### Challenge
Retype exactly what runs from the first line of the data to the line with "ax = fig.add_axes([170", keeping both of those lines and skipping pictures.

### Dataset extract
■ ■ ■ ■ ■

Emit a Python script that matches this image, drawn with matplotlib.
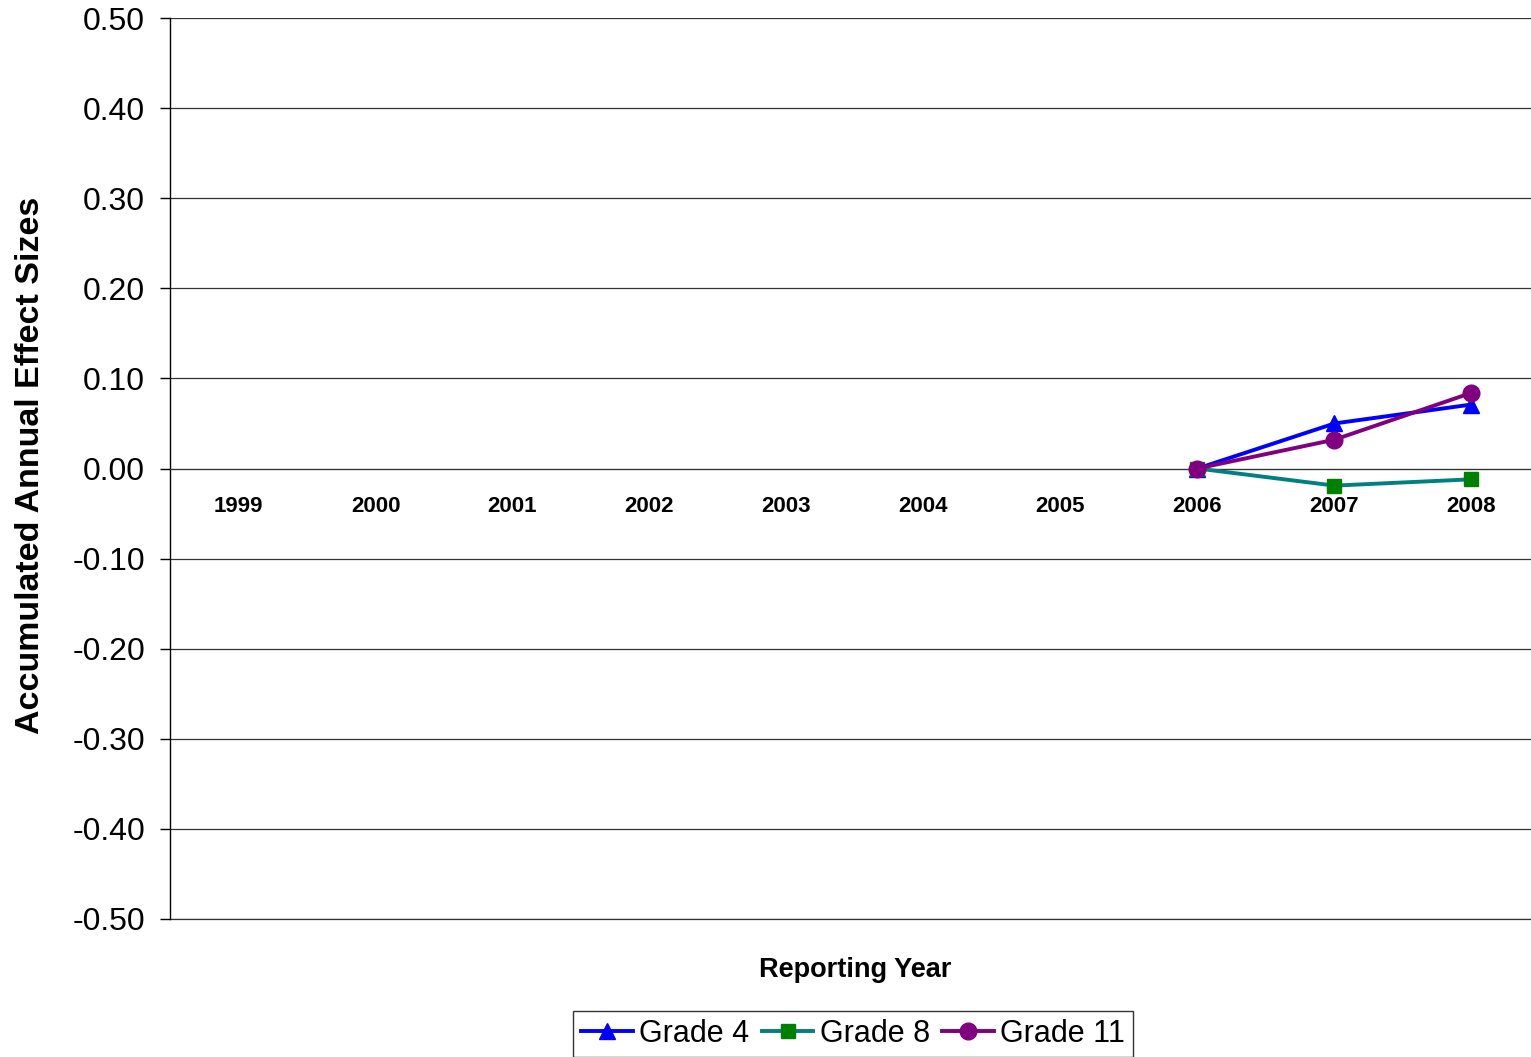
import numpy as np
import matplotlib.pyplot as plt

plt.rcParams['font.family'] = ['Liberation Sans', 'DejaVu Sans']

years = ['1999', '2000', '2001', '2002', '2003', '2004', '2005', '2006', '2007', '2008']
grade4 = [np.nan] * 7 + [0.000, 0.050, 0.071]
grade8 = [np.nan] * 7 + [0.000, -0.019, -0.012]
grade11 = [np.nan] * 7 + [0.000, 0.032, 0.084]
yticks = [-0.5, -0.4, -0.3, -0.2, -0.1, 0.0, 0.1, 0.2, 0.3, 0.4, 0.5]

W, H = 1531, 1057
fig = plt.figure(figsize=(W / 100, H / 100), dpi=100)
ax = fig.add_axes([170 / W, 1 - 919 / H, 1370 / W, 901 / H])

x = np.arange(len(years))
ax.plot(x, grade4, color='#0000ff', lw=2.8, marker='^', ms=12, mfc='#0000ff', mec='#0000ff', label='Grade 4', zorder=3)
ax.plot(x, grade8, color='#008080', lw=2.8, marker='s', ms=10.5, mfc='#008000', mec='#008000', label='Grade 8', zorder=3)
ax.plot(x, grade11, color='#800080', lw=2.8, marker='o', ms=12, mfc='#800080', mec='#800080', label='Grade 11', zorder=4)

# move the category axis to zero first (this resets the tick settings)
ax.spines['bottom'].set_position(('data', 0))
ax.spines['bottom'].set_color('#333333')
ax.spines['top'].set_visible(False)
ax.spines['right'].set_visible(False)
ax.spines['left'].set_linewidth(1)

ax.set_xlim(-0.5, len(years) - 0.5)
ax.set_ylim(-0.5, 0.5)
ax.set_yticks(yticks)
ax.set_yticklabels(['%.2f' % v for v in yticks], fontsize=23)
ax.yaxis.grid(True, color='#333333', lw=0.9)
ax.axhline(-0.5, color='#333333', lw=0.9, clip_on=False)
ax.set_axisbelow(True)
ax.tick_params(axis='y', direction='out', length=7, width=1, pad=11)

ax.set_xticks(x)
ax.set_xticklabels(years, fontsize=16, fontweight='bold')
ax.tick_params(axis='x', length=0, pad=20)

fig.text(855 / W, 1 - 970 / H, 'Reporting Year', ha='center', va='center', fontsize=19.5, fontweight='bold')
fig.text(31 / W, 1 - 465 / H, 'Accumulated Annual Effect Sizes', ha='center', va='center',
         rotation=90, fontsize=24.5, fontweight='bold')

leg = fig.legend(loc='center', bbox_to_anchor=(853 / W, 1 - 1034 / H), ncol=3, fontsize=22,
                 frameon=True, fancybox=False, edgecolor='black', handlelength=1.7,
                 handletextpad=0.2, columnspacing=0.4, borderpad=0.25)
leg.get_frame().set_linewidth(1)

fig.savefig('out.png', dpi=100)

■ ■ ■ ■ ■

### Solution
Emit a Python script that matches this image, drawn with matplotlib.
import numpy as np
import matplotlib.pyplot as plt

plt.rcParams['font.family'] = ['Liberation Sans', 'DejaVu Sans']

years = ['1999', '2000', '2001', '2002', '2003', '2004', '2005', '2006', '2007', '2008']
grade4 = [np.nan] * 7 + [0.000, 0.050, 0.071]
grade8 = [np.nan] * 7 + [0.000, -0.019, -0.012]
grade11 = [np.nan] * 7 + [0.000, 0.032, 0.084]
yticks = [-0.5, -0.4, -0.3, -0.2, -0.1, 0.0, 0.1, 0.2, 0.3, 0.4, 0.5]

W, H = 1531, 1057
fig = plt.figure(figsize=(W / 100, H / 100), dpi=100)
ax = fig.add_axes([170 / W, 1 - 919 / H, 1370 / W, 901 / H])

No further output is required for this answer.